Yes, I think that would make sense.
How about the following?
key-name-hint for a short human readable name
key-specification for a full description for which key to use
In my case 'key-specification' would then be the long PKCS#11-string which
uniquely identifies the key within the PKI.
It might make sense to also add such a parameter to mkimage, as it does not
really fit the description of a key directory as mentioned above, even if it
works in the current implementation.
> > This series is useful for us, and I'm happy to assist with further testing and
> > review. I'm not sure if I can help with creating tests, but I will have a look
> > at the things Simon listed.
> >
>
> I'll look into mocking the calls to mkimage for testing the binman part
> correctly calls mkimage but I think we should also think about adding
> test for (engine) signing with mkimage (and maybe even verify that the
> generated images work with sandbox for example).
>
> I would also very much like to have a way to sign Rockchip images with
> the default binman instructions in rockchip-u-boot.dtsi, but this is
> currently not possible for multiple reasons.
>
> 1) we misuse/abuse SPL_FIT_SIGNATURE without an actual signature/pubkey,
> only for verifying hashes. We should sign the image and add the pubkey
> if SPL_FIT_SIGNATURE is enabled, and fail if it cannot find a key, but
> we cannot do that because it would break current users. We would need to
> split the "check hash" from "verify hash with signature" functionality
> behind another Kconfig symbol for that. I don't think it cannot be done,
> but we need to be careful to avoid forgetting about checking hashes when
> signature is enabled.
Is this behavior specific for the rockchip code, or in the generic part?
> 2) Make most of the signing configurable through environment variables.

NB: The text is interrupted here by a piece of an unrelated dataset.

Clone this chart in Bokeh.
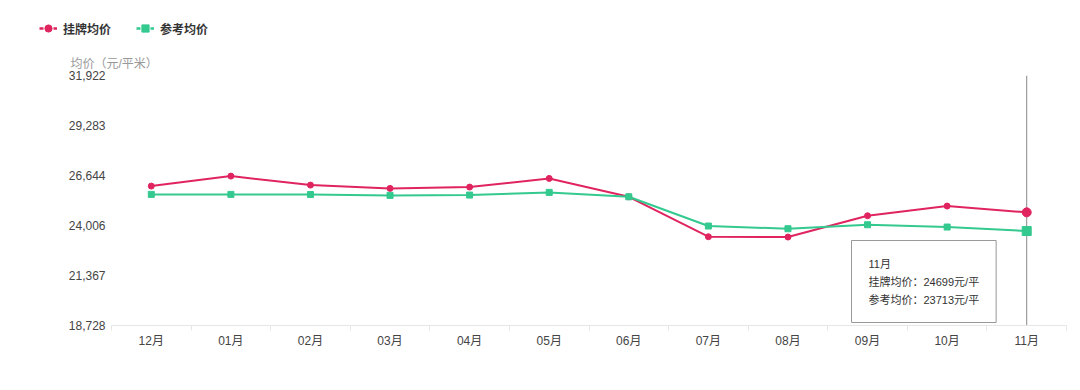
import math
from bokeh.plotting import figure
from bokeh.layouts import column, row
from bokeh.models import Range1d, FixedTicker, NumeralTickFormatter, Legend, LegendItem, Label
from bokeh.embed import file_html
from bokeh.resources import INLINE

# ---- data ----
months = ["12月", "01月", "02月", "03月", "04月", "05月", "06月", "07月", "08月", "09月", "10月", "11月"]
listing_price = [26085, 26612, 26138, 25964, 26032, 26491, 25521, 23413, 23397, 24520, 25031, 24699]
reference_price = [25648, 25648, 25640, 25595, 25611, 25753, 25521, 23977, 23835, 24045, 23924, 23713]
y_ticks = [18728, 21367, 24006, 26644, 29283, 31922]
series_names = ["挂牌均价", "参考均价"]
y_title = "均价（元/平米）"
unit = "元/平"

# ---- styles ----
RED = "#e0245f"
GREEN = "#33c98f"
FONT = "Liberation Sans, Noto Sans CJK SC"
W = 1072
HEAD_H = 70
MAIN_H = 312
B_LEFT, B_RIGHT, B_TOP, B_BOTTOM = 111, 6, 5, 57

n = len(months)
xs = list(range(n))

# ---------- header (legend + y-axis title) ----------
head = figure(width=W, height=HEAD_H, x_range=Range1d(0, W), y_range=Range1d(0, HEAD_H),
              output_backend="svg", toolbar_location=None,
              x_axis_location=None, y_axis_location=None,
              min_border_left=0, min_border_right=0, min_border_top=0, min_border_bottom=0)
head.outline_line_color = None
head.xgrid.visible = False
head.ygrid.visible = False
head.background_fill_color = "white"
head.border_fill_color = "white"

nan = [math.nan]
h1l = head.line(nan, nan, line_color=RED, line_width=2.5, line_dash="4 10")
h1s = head.scatter(nan, nan, marker="circle", fill_color=RED, line_color=RED)
h2l = head.line(nan, nan, line_color=GREEN, line_width=2.5, line_dash="4 10")
h2s = head.scatter(nan, nan, marker="square", fill_color=GREEN, line_color=GREEN)

legend = Legend(items=[LegendItem(label=series_names[0], renderers=[h1l, h1s]),
                       LegendItem(label=series_names[1], renderers=[h2l, h2s])],
                orientation="horizontal", location=(39, 33), padding=0, margin=0,
                spacing=25, glyph_width=18, glyph_height=18, label_height=18,
                label_standoff=6, label_text_font=FONT, label_text_font_size="12px",
                label_text_font_style="bold", label_text_color="#333333",
                background_fill_alpha=0, border_line_color=None)
head.add_layout(legend)

head.add_layout(Label(x=70, y=HEAD_H - 63, x_units="screen", y_units="screen", text=y_title,
                      text_font=FONT, text_font_size="12px", text_color="#999999",
                      text_baseline="middle", text_align="left"))

# ---------- main chart ----------
p = figure(width=W, height=MAIN_H,
           x_range=Range1d(-0.5, n - 0.5),
           y_range=Range1d(y_ticks[0], y_ticks[-1]),
           output_backend="svg", toolbar_location=None,
           min_border_left=B_LEFT, min_border_right=B_RIGHT,
           min_border_top=B_TOP, min_border_bottom=B_BOTTOM)
p.outline_line_color = None
p.background_fill_color = "white"
p.border_fill_color = "white"
p.xgrid.visible = False
p.ygrid.visible = False

# y axis
p.yaxis.ticker = FixedTicker(ticks=y_ticks)
p.yaxis.formatter = NumeralTickFormatter(format="0,0")
p.yaxis.axis_line_color = None
p.yaxis.major_tick_line_color = None
p.yaxis.minor_tick_line_color = None
p.yaxis.major_tick_out = 0
p.yaxis.major_label_standoff = 6
p.yaxis.major_label_text_font = FONT
p.yaxis.major_label_text_font_size = "12px"
p.yaxis.major_label_text_color = "#444444"

# x axis
p.xaxis.ticker = FixedTicker(ticks=xs, minor_ticks=[i - 0.5 for i in range(n + 1)])
p.xaxis.major_label_overrides = {i: m for i, m in enumerate(months)}
p.xaxis.axis_line_color = "#e6e6e6"
p.xaxis.major_tick_line_color = None
p.xaxis.major_tick_out = 0
p.xaxis.minor_tick_line_color = "#e6e6e6"
p.xaxis.minor_tick_out = 5
p.xaxis.minor_tick_in = 0
p.xaxis.major_label_standoff = 3
p.xaxis.major_label_text_font = FONT
p.xaxis.major_label_text_font_size = "12px"
p.xaxis.major_label_text_color = "#444444"

# crosshair at last month
p.segment(x0=[xs[-1]], y0=[y_ticks[0]], x1=[xs[-1]], y1=[y_ticks[-1]], line_color="#888888", line_width=1)

sizes = [6] * (n - 1) + [9]
p.line(xs, listing_price, line_color=RED, line_width=2)
p.scatter(xs, listing_price, marker="circle", size=sizes, fill_color=RED, line_color=RED)
p.line(xs, reference_price, line_color=GREEN, line_width=2)
p.scatter(xs, reference_price, marker="square", size=sizes, fill_color=GREEN, line_color=GREEN)

# tooltip
tip = f"{months[-1]}\n{series_names[0]}：{listing_price[-1]}{unit}\n{series_names[1]}：{reference_price[-1]}{unit}"
p.add_layout(Label(x=740, y=3, x_units="screen", y_units="screen", text=tip,
                   text_font=FONT, text_font_size="11px", text_color="#333333",
                   text_baseline="bottom", text_align="left", text_line_height=1.5,
                   padding=17, background_fill_color="white", background_fill_alpha=0.95,
                   border_line_color="#999999", border_line_width=1))

layout = column(row(head, spacing=0), p, spacing=0)
open("out.html", "w").write(file_html(layout, INLINE))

> key-name-hint, whether to use an engine and if so which one, the
> checksum algorithm in algo property, the crypto used (RSA/ECDSA) and its
> key size or whatever other parameter passed to the algo property, the
> padding type (PSS/PKCS) and salt length.
How would it work with environment variables?
There could be multiple signature nodes with different key-name-hints in a
FIT description, would you then assume to have different environment variables
for each?
> I believe we shouldn't make
> those part of the hardcoded binman configuration in DT or from defconfig
> because there is no reason to patch the tree (DT or defconfig) to change
> signatures for essentially the same binaries. We could have environment
> variables used in the binman node in DT though (but for that to work, we
> need to pass environment variables to dtc via flags, or create Kconfig
> symbols generated from env variables). This means many environment
> variables to document and test. Not sure the project wants to go that
> direction though. I would also want this to be something followed by all
> architectures, not simply Rockchip, otherwise enabling SPL_FIT_SIGNATURE
> simply isn't doing what it says it's doing (I can boot unsigned images
> without any issue from current master, which kinda breaks what
> SPL_FIT_SIGNATURE seems to be hinting at "Enable signature verification
> of FIT firmware within SPL").
>
> I'm planning on sending a mail in the next few weeks to ask what would
> be acceptable for 2) but I am not sure this will go anywhere to be honest.
> I think implementing a new feature for checking hashes without signing
> (1)) makes sense and is unrelated to/not a blocker for 2).